The attack on the Saudi Teaching Maternal Hospital, which local officials blamed on the rebel Rapid Support Forces, came as the group has seen apparent battlefield losses to the Sudanese military and allied forces under the command of army chief Gen Abdel-Fattah Burhan. That includes Burhan appearing near a burning oil refinery north of Khartoum on Saturday that his forces said they seized from the RSF.

International mediation attempts and pressure tactics, including a US assessment that the RSF and its proxies are committing genocide and sanctions targeting Burhan, have not halted the fighting.

In the Saudi hospital attack in El Fasher, WHO Director-General Tedros Adhanom Ghebreyesus offered the death toll in a post on the social platform X.

Officials and others in the capital of North Darfur province had cited a similar figure Saturday, but Ghebreyesus is the first international source to provide a casualty number. Reporting on Sudan is incredibly difficult given communication challenges and exaggerations by both the RSF and the Sudanese military.
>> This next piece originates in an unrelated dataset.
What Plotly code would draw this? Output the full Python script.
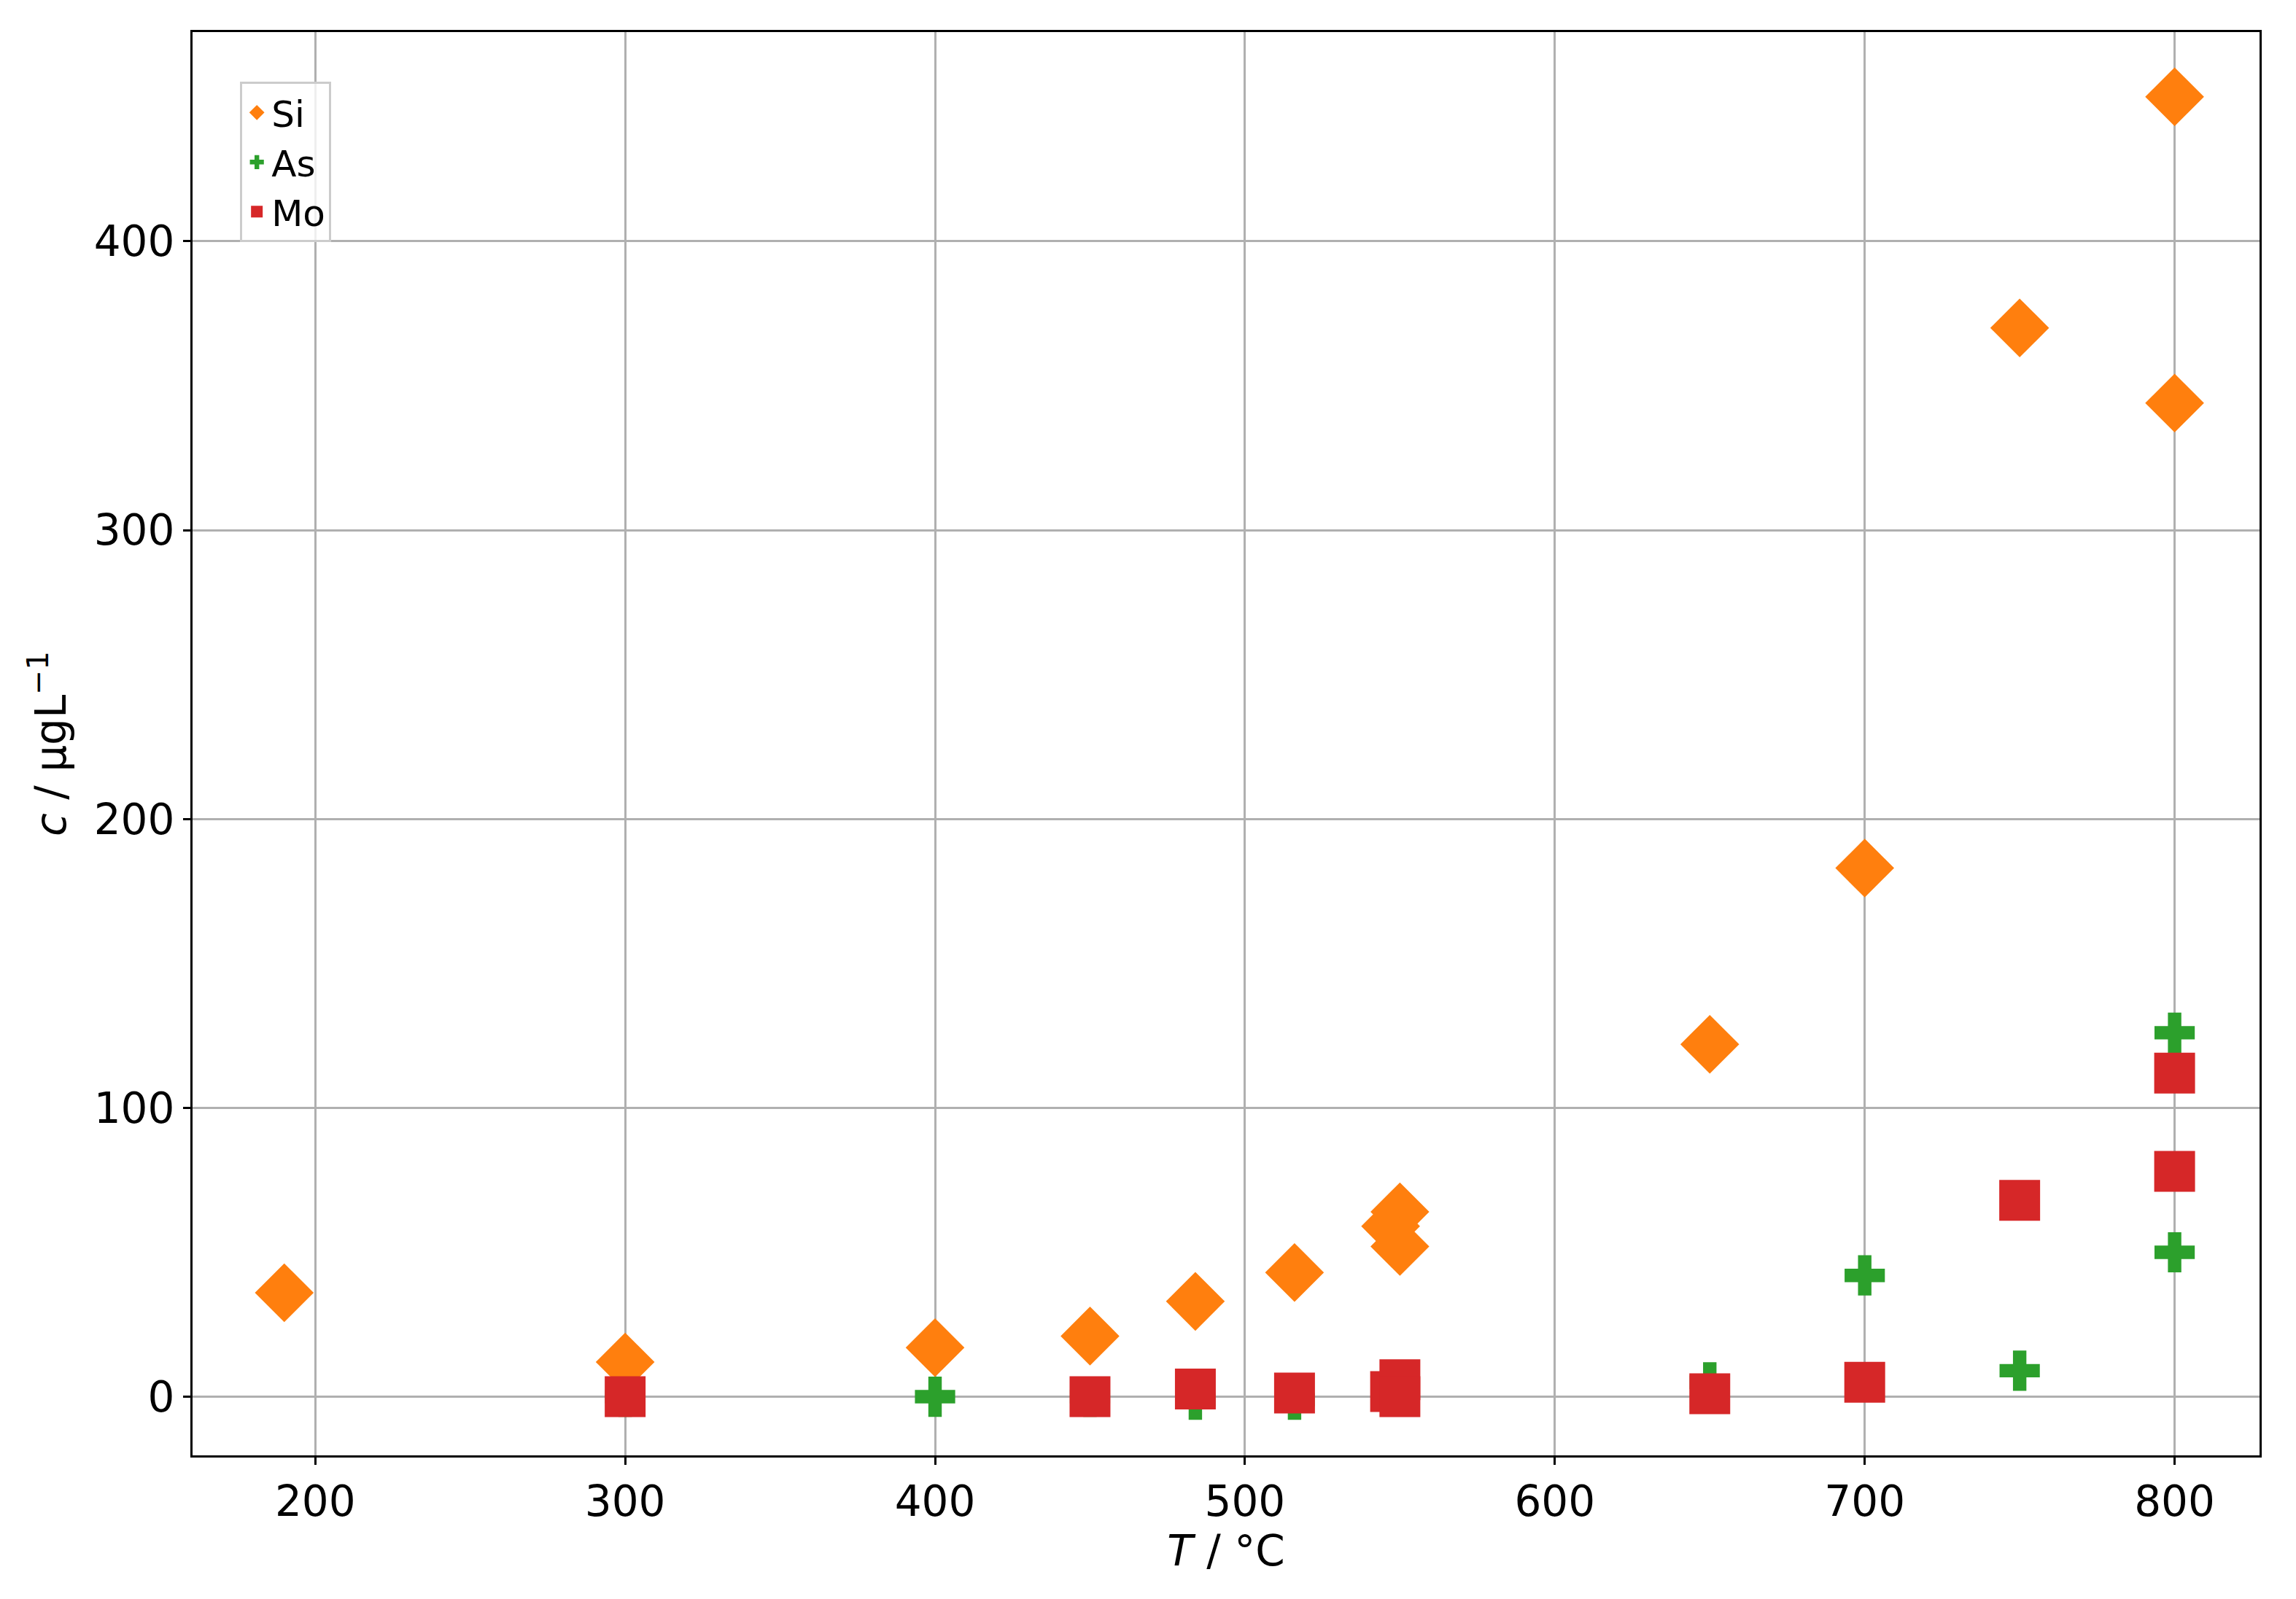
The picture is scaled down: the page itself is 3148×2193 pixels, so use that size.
import plotly.graph_objects as go

si_x = [190, 300, 400, 450, 484, 516, 547, 550, 550, 650, 700, 750, 800, 800]
si_y = [36, 12, 17, 21, 33, 43, 59, 64, 52, 122, 183, 370, 450, 344]
as_x = [300, 400, 450, 484, 516, 550, 650, 700, 750, 800, 800]
as_y = [0, 0, 0, -1, -1, 1, 5, 42, 9, 126, 50]
mo_x = [300, 450, 484, 516, 547, 550, 550, 650, 700, 750, 800, 800]
mo_y = [0, 0, 2.7, 1.3, 1.8, 5.9, 0, 1, 5, 68, 112, 78]

fig = go.Figure()
fig.add_trace(go.Scatter(x=si_x, y=si_y, mode="markers", name="Si",
                         marker=dict(symbol="diamond", size=62, color="#ff7f0e")))
fig.add_trace(go.Scatter(x=as_x, y=as_y, mode="markers", name="As",
                         marker=dict(symbol="cross", size=46, color="#2ca02c")))
fig.add_trace(go.Scatter(x=mo_x, y=mo_y, mode="markers", name="Mo",
                         marker=dict(symbol="square", size=56, color="#d62728")))

axis_common = dict(showline=True, linecolor="black", linewidth=3, mirror=True,
                   showgrid=True, gridcolor="#b0b0b0", gridwidth=3,
                   ticks="outside", ticklen=10, tickwidth=3, tickcolor="black",
                   zeroline=False, tickfont=dict(size=58, color="black"))
fig.update_xaxes(range=[160.4, 827.4], tickvals=[200, 300, 400, 500, 600, 700, 800],
                 title=dict(text="<i>T</i> / °C", font=dict(size=58, color="black"), standoff=10),
                 **axis_common)
fig.update_yaxes(range=[-20.3, 472.4], tickvals=[0, 100, 200, 300, 400],
                 title=dict(text="<i>c</i> / μgL<sup>−1</sup>", font=dict(size=58, color="black"), standoff=20),
                 **axis_common)
fig.update_layout(
    width=3148, height=2193,
    margin=dict(l=256, r=58, t=36, b=205),
    plot_bgcolor="white", paper_bgcolor="white",
    font=dict(family="DejaVu Sans", color="black"),
    legend=dict(x=0.023, y=0.965, xanchor="left", yanchor="top",
                bordercolor="#cccccc", borderwidth=3, bgcolor="rgba(255,255,255,0.8)",
                font=dict(size=50), itemsizing="trace"),
)
fig.write_html("out.html")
“The appalling attack on Saudi Hospital in El Fasher, Sudan, led to 19 injuries and 70 deaths among patients and companions,” Ghebreyesus wrote. “At the time of the attack, the hospital was packed with patients receiving care.”

Another health facility in Al Malha also was attacked Saturday, he added.

“We continue to call for a cessation of all attacks on health care in Sudan, and to allow full access for the swift restoration of the facilities that have been damaged,” he wrote. “Above all, Sudan's people need peace. The best medicine is peace.”

Ghebreyesus did not identify who launched the attack, though local officials had blamed the RSF for the assault. 

The RSF and Sudan's military began fighting each other in April 2023. Their conflict has killed more than 28,000 people, forced millions to flee their homes and left some families eating grass in a desperate attempt to survive as famine sweeps parts of the country.

Other estimates suggest a far higher death toll in the civil war.